4.10. Onset and Offset Kinetic Calculation
At least
n = 10 independent cells were analyzed. For each cell, the current in the presence of 10 μM glycine only was set as 0%, while the steady-state current induced after 5 s of 10 μM L-glutamate and 10 μM glycine application was set as 100% (
Figures S4 and S5). The time constants of onset (tau on, seconds) and offset (tau off, seconds) of test item inhibition of glutamate-induced current were calculated using a first order exponential equation:
First order equation for test item onset: I(t) = I1 + (I0 − I1) × e−t/τon
First order equation for test item offset: I(t) = I1 + (I2 − I1) × (1 − e−t/τoff)

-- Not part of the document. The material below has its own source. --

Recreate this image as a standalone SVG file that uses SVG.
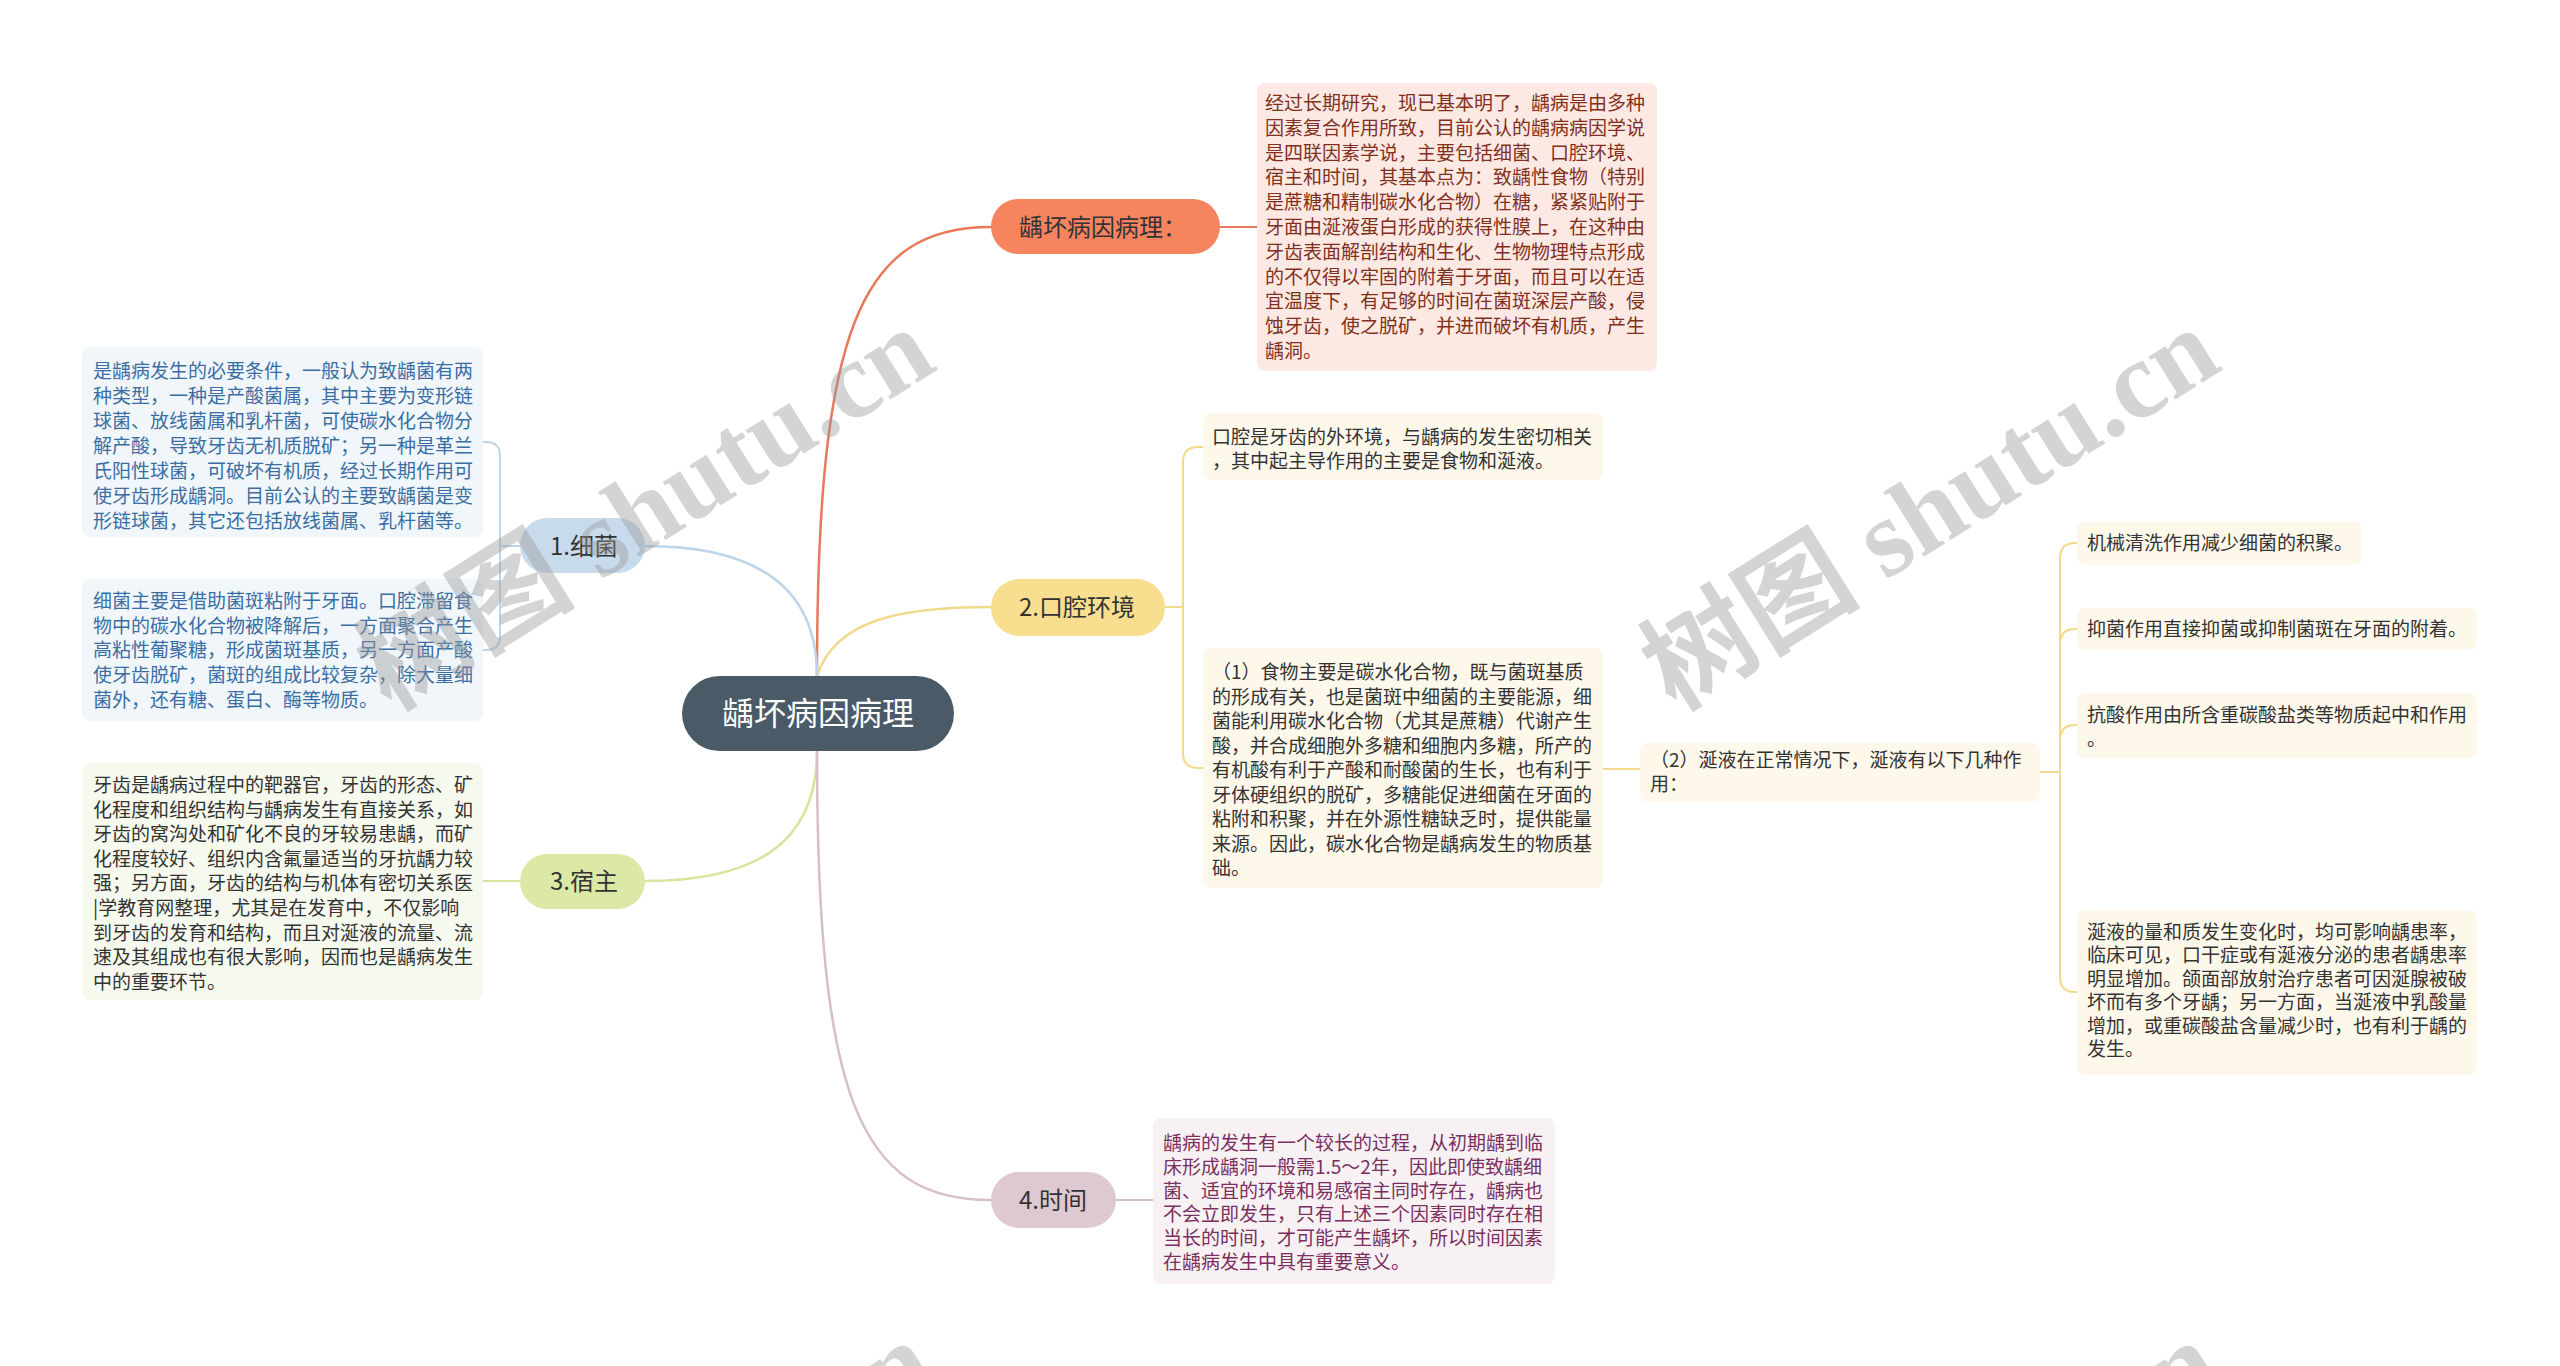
<svg xmlns="http://www.w3.org/2000/svg" width="2560" height="1366" viewBox="0 0 2560 1366">
<style>
text{font-family:"Noto Sans CJK SC","Noto Sans",sans-serif;}
.t{font-size:19px;}
.n{font-size:24px;fill:#333333;}
.c{font-size:32px;fill:#ffffff;}
.ln{fill:none;stroke-width:2.5;stroke-linecap:round;}
.br{fill:none;stroke-width:2;}
.wm{font-family:"Liberation Serif","Noto Sans CJK SC",serif;font-size:110px;font-weight:bold;fill:#9a9a9a;opacity:0.42;}
</style>
<rect width="2560" height="1366" fill="#ffffff"/>

<g id="connectors">
  <path class="ln" stroke="#E8795B" d="M817 676 C817 330 860 227 991 227"/>
  <path class="ln" stroke="#F2D98C" d="M817 676 C835 620 900 607 991 607"/>
  <path class="ln" stroke="#BED5E9" d="M817 676 C817 590 760 546 645 546"/>
  <path class="ln" stroke="#D6E49C" d="M817 751 C817 840 760 881 645 881"/>
  <path class="ln" stroke="#D5BFCA" d="M817 751 C817 1100 860 1200 991 1200"/>
  <path class="br" stroke="#E8795B" d="M1220 227 H1257"/>
  <path class="br" stroke="#D5BFCA" d="M1116 1200 H1153"/>
  <path class="br" stroke="#BED5E9" d="M520 546 H500 V456 Q500 442 486 442 H483"/>
  <path class="br" stroke="#BED5E9" d="M520 546 H500 V636 Q500 650 486 650 H483"/>
  <path class="br" stroke="#D6E49C" d="M520 881 H483"/>
  <path class="br" stroke="#F2D98C" d="M1165 607 H1183 V462 Q1183 447 1198 447 H1203"/>
  <path class="br" stroke="#F2D98C" d="M1165 607 H1183 V753 Q1183 768 1198 768 H1203"/>
  <path class="br" stroke="#F2D98C" d="M1603 769 H1640"/>
  <path class="br" stroke="#F2D98C" d="M2040 772 H2060 V558 Q2060 543 2075 543 H2077"/>
  <path class="br" stroke="#F2D98C" d="M2040 772 H2060 V644 Q2060 629 2075 629 H2077"/>
  <path class="br" stroke="#F2D98C" d="M2040 772 H2060 V740 Q2060 725 2075 725 H2077"/>
  <path class="br" stroke="#F2D98C" d="M2040 772 H2060 V977 Q2060 992 2075 992 H2077"/>
</g>

<g id="root">
  <rect x="682" y="676" width="272" height="75" rx="37.5" fill="#4A5A66"/>
  <text class="c" x="818" y="725" text-anchor="middle">龋坏病因病理</text>
</g>

<g id="n-pathology">
  <rect x="991" y="199" width="229" height="55" rx="27.5" fill="#F5845F"/>
  <text class="n" x="1019" y="236">龋坏病因病理：</text>
</g>
<g id="n-pathology-text">
  <rect x="1257" y="83" width="400" height="288" rx="8" fill="#FCE9E3"/>
  <text class="t" fill="#82301C">
    <tspan x="1265" y="110">经过长期研究，现已基本明了，龋病是由多种</tspan>
    <tspan x="1265" y="134.8">因素复合作用所致，目前公认的龋病病因学说</tspan>
    <tspan x="1265" y="159.6">是四联因素学说，主要包括细菌、口腔环境、</tspan>
    <tspan x="1265" y="184.4">宿主和时间，其基本点为：致龋性食物（特别</tspan>
    <tspan x="1265" y="209.2">是蔗糖和精制碳水化合物）在糖，紧紧贴附于</tspan>
    <tspan x="1265" y="234">牙面由涎液蛋白形成的获得性膜上，在这种由</tspan>
    <tspan x="1265" y="258.8">牙齿表面解剖结构和生化、生物物理特点形成</tspan>
    <tspan x="1265" y="283.6">的不仅得以牢固的附着于牙面，而且可以在适</tspan>
    <tspan x="1265" y="308.4">宜温度下，有足够的时间在菌斑深层产酸，侵</tspan>
    <tspan x="1265" y="333.2">蚀牙齿，使之脱矿，并进而破坏有机质，产生</tspan>
    <tspan x="1265" y="358">龋洞。</tspan>
  </text>
</g>

<g id="n-bacteria">
  <rect x="520" y="518" width="125" height="55" rx="27.5" fill="#C8DBEC"/>
  <text class="n" x="550" y="555">1.细菌</text>
</g>
<g id="n-bacteria-text1">
  <rect x="82" y="347" width="401" height="190" rx="8" fill="#F1F6FB"/>
  <text class="t" fill="#3A6EA3">
    <tspan x="93" y="378">是龋病发生的必要条件，一般认为致龋菌有两</tspan>
    <tspan x="93" y="403">种类型，一种是产酸菌属，其中主要为变形链</tspan>
    <tspan x="93" y="428">球菌、放线菌属和乳杆菌，可使碳水化合物分</tspan>
    <tspan x="93" y="453">解产酸，导致牙齿无机质脱矿；另一种是革兰</tspan>
    <tspan x="93" y="478">氏阳性球菌，可破坏有机质，经过长期作用可</tspan>
    <tspan x="93" y="503">使牙齿形成龋洞。目前公认的主要致龋菌是变</tspan>
    <tspan x="93" y="528">形链球菌，其它还包括放线菌属、乳杆菌等。</tspan>
  </text>
</g>
<g id="n-bacteria-text2">
  <rect x="82" y="579" width="401" height="142" rx="8" fill="#F1F6FB"/>
  <text class="t" fill="#3A6EA3">
    <tspan x="93" y="608">细菌主要是借助菌斑粘附于牙面。口腔滞留食</tspan>
    <tspan x="93" y="632.7">物中的碳水化合物被降解后，一方面聚合产生</tspan>
    <tspan x="93" y="657.4">高粘性葡聚糖，形成菌斑基质，另一方面产酸</tspan>
    <tspan x="93" y="682.1">使牙齿脱矿，菌斑的组成比较复杂，除大量细</tspan>
    <tspan x="93" y="706.8">菌外，还有糖、蛋白、酶等物质。</tspan>
  </text>
</g>

<g id="n-host">
  <rect x="520" y="854" width="125" height="55" rx="27.5" fill="#DCE9A6"/>
  <text class="n" x="550" y="890">3.宿主</text>
</g>
<g id="n-host-text">
  <rect x="82" y="763" width="401" height="237" rx="8" fill="#F6F9EE"/>
  <text class="t" fill="#333333">
    <tspan x="93" y="792">牙齿是龋病过程中的靶器官，牙齿的形态、矿</tspan>
    <tspan x="93" y="816.6">化程度和组织结构与龋病发生有直接关系，如</tspan>
    <tspan x="93" y="841.2">牙齿的窝沟处和矿化不良的牙较易患龋，而矿</tspan>
    <tspan x="93" y="865.8">化程度较好、组织内含氟量适当的牙抗龋力较</tspan>
    <tspan x="93" y="890.4">强；另方面，牙齿的结构与机体有密切关系医</tspan>
    <tspan x="93" y="915">|学教育网整理，尤其是在发育中，不仅影响</tspan>
    <tspan x="93" y="939.6">到牙齿的发育和结构，而且对涎液的流量、流</tspan>
    <tspan x="93" y="964.2">速及其组成也有很大影响，因而也是龋病发生</tspan>
    <tspan x="93" y="988.8">中的重要环节。</tspan>
  </text>
</g>

<g id="n-oral">
  <rect x="991" y="579" width="174" height="57" rx="28.5" fill="#F8DF8F"/>
  <text class="n" x="1019" y="616">2.口腔环境</text>
</g>
<g id="n-oral-text">
  <rect x="1203" y="413" width="400" height="67" rx="8" fill="#FDF8EA"/>
  <text class="t" fill="#333333">
    <tspan x="1212" y="444">口腔是牙齿的外环境，与龋病的发生密切相关</tspan>
    <tspan x="1212" y="468">，其中起主导作用的主要是食物和涎液。</tspan>
  </text>
</g>
<g id="n-food">
  <rect x="1203" y="648" width="400" height="240" rx="8" fill="#FDF8EA"/>
  <text class="t" fill="#333333">
    <tspan x="1212" y="679">（1）食物主要是碳水化合物，既与菌斑基质</tspan>
    <tspan x="1212" y="703.5">的形成有关，也是菌斑中细菌的主要能源，细</tspan>
    <tspan x="1212" y="728">菌能利用碳水化合物（尤其是蔗糖）代谢产生</tspan>
    <tspan x="1212" y="752.5">酸，并合成细胞外多糖和细胞内多糖，所产的</tspan>
    <tspan x="1212" y="777">有机酸有利于产酸和耐酸菌的生长，也有利于</tspan>
    <tspan x="1212" y="801.5">牙体硬组织的脱矿，多糖能促进细菌在牙面的</tspan>
    <tspan x="1212" y="826">粘附和积聚，并在外源性糖缺乏时，提供能量</tspan>
    <tspan x="1212" y="850.5">来源。因此，碳水化合物是龋病发生的物质基</tspan>
    <tspan x="1212" y="875">础。</tspan>
  </text>
</g>
<g id="n-saliva">
  <rect x="1640" y="743" width="400" height="59" rx="8" fill="#FDF8EA"/>
  <text class="t" fill="#333333">
    <tspan x="1650" y="767">（2）涎液在正常情况下，涎液有以下几种作</tspan>
    <tspan x="1650" y="791">用：</tspan>
  </text>
</g>
<g id="n-s1">
  <rect x="2077" y="522" width="285" height="43" rx="8" fill="#FDF8EA"/>
  <text class="t" fill="#333333" x="2087" y="550">机械清洗作用减少细菌的积聚。</text>
</g>
<g id="n-s2">
  <rect x="2077" y="608" width="400" height="42" rx="8" fill="#FDF8EA"/>
  <text class="t" fill="#333333" x="2087" y="636">抑菌作用直接抑菌或抑制菌斑在牙面的附着。</text>
</g>
<g id="n-s3">
  <rect x="2077" y="693" width="400" height="65" rx="8" fill="#FDF8EA"/>
  <text class="t" fill="#333333">
    <tspan x="2087" y="722">抗酸作用由所含重碳酸盐类等物质起中和作用</tspan>
    <tspan x="2087" y="746">。</tspan>
  </text>
</g>
<g id="n-s4">
  <rect x="2077" y="910" width="400" height="165" rx="8" fill="#FDF8EA"/>
  <text class="t" fill="#333333">
    <tspan x="2087" y="939">涎液的量和质发生变化时，均可影响龋患率，</tspan>
    <tspan x="2087" y="962.4">临床可见，口干症或有涎液分泌的患者龋患率</tspan>
    <tspan x="2087" y="985.8">明显增加。颌面部放射治疗患者可因涎腺被破</tspan>
    <tspan x="2087" y="1009.2">坏而有多个牙龋；另一方面，当涎液中乳酸量</tspan>
    <tspan x="2087" y="1032.6">增加，或重碳酸盐含量减少时，也有利于龋的</tspan>
    <tspan x="2087" y="1056">发生。</tspan>
  </text>
</g>

<g id="n-time">
  <rect x="991" y="1172" width="125" height="56" rx="28" fill="#DEC9D3"/>
  <text class="n" x="1019" y="1209">4.时间</text>
</g>
<g id="n-time-text">
  <rect x="1153" y="1118" width="402" height="166" rx="8" fill="#F8F1F4"/>
  <text class="t" fill="#7A2F5E">
    <tspan x="1163" y="1150">龋病的发生有一个较长的过程，从初期龋到临</tspan>
    <tspan x="1163" y="1173.8">床形成龋洞一般需1.5～2年，因此即使致龋细</tspan>
    <tspan x="1163" y="1197.6">菌、适宜的环境和易感宿主同时存在，龋病也</tspan>
    <tspan x="1163" y="1221.4">不会立即发生，只有上述三个因素同时存在相</tspan>
    <tspan x="1163" y="1245.2">当长的时间，才可能产生龋坏，所以时间因素</tspan>
    <tspan x="1163" y="1269">在龋病发生中具有重要意义。</tspan>
  </text>
</g>

<g id="watermarks">
  <text class="wm" transform="translate(390 712) rotate(-32)">树图 shutu.cn</text>
  <text class="wm" transform="translate(1675 712) rotate(-32)">树图 shutu.cn</text>
  <text class="wm" transform="translate(390 1725) rotate(-32)">树图 shutu.cn</text>
  <text class="wm" transform="translate(1675 1725) rotate(-32)">树图 shutu.cn</text>
</g>
</svg>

I(t) is the current at time t. t is the time (seconds) after test item application or removal in the onset or offset equation, respectively. I0 is the current after 5 s of 10 μM L-glutamate and 10 μM glycine application prior to test item application. I1 is the current 30 s after application of the test item in the presence of 10 μM L-glutamate and 10 μM glycine. I2 is the current 50 s after removal of the test item in the continuous presence of 10 μM L-glutamate and 10 μM glycine. τon (tau on) is the time constant (seconds) of onset. τoff (tau off) is the time constant (seconds) of offset.
4.11. Trapping Calculation
Trapping was calculated as previously described [
18]. Blocks of 10/10 μM L-glutamate/glycine–evoked currents were calculated according to the formula
B = [(
I −
IB)/
I] × 100, where I was determined as the current value derived from a linear extrapolation to the end of the L-glutamate antagonist co-application, and IB was the current measured at the end of L-glutamate/blocker co-application.
The residual block of L-glutamate–evoked currents was calculated according to the formula BR = [(I1t − I2st)/I1st] × 100 (2), where I1st was the maximal current measured 1 s after onset of the first L-glutamate exposure, and I2nd was the maximal current measured 1 s after onset of the delayed second L-glutamate exposure following washout of the blocker from the bath.
The block trapped (BT), or the amount of block remaining at the beginning of the second L-glutamate application as a percent of the initial block produced at the end of the previous L-glutamate/antagonist co-application, was calculated according to the formula
BT = BR/B × 100 (3), where B and BR were defined as above.
4.12. Statistical Analysis
The normality (Shapiro-Wilk) test was performed before any statistical analysis. Only data that passed the normality test (p ˃ 0.05) were considered for statistical analyses. Comparisons between groups were performed by Student’s t-test for unpaired data or one-way analysis of variance (ANOVA) followed by the Tukey’s post hoc multiple comparison test, when appropriate. In all the experiments, p < 0.05 was considered statistically significant.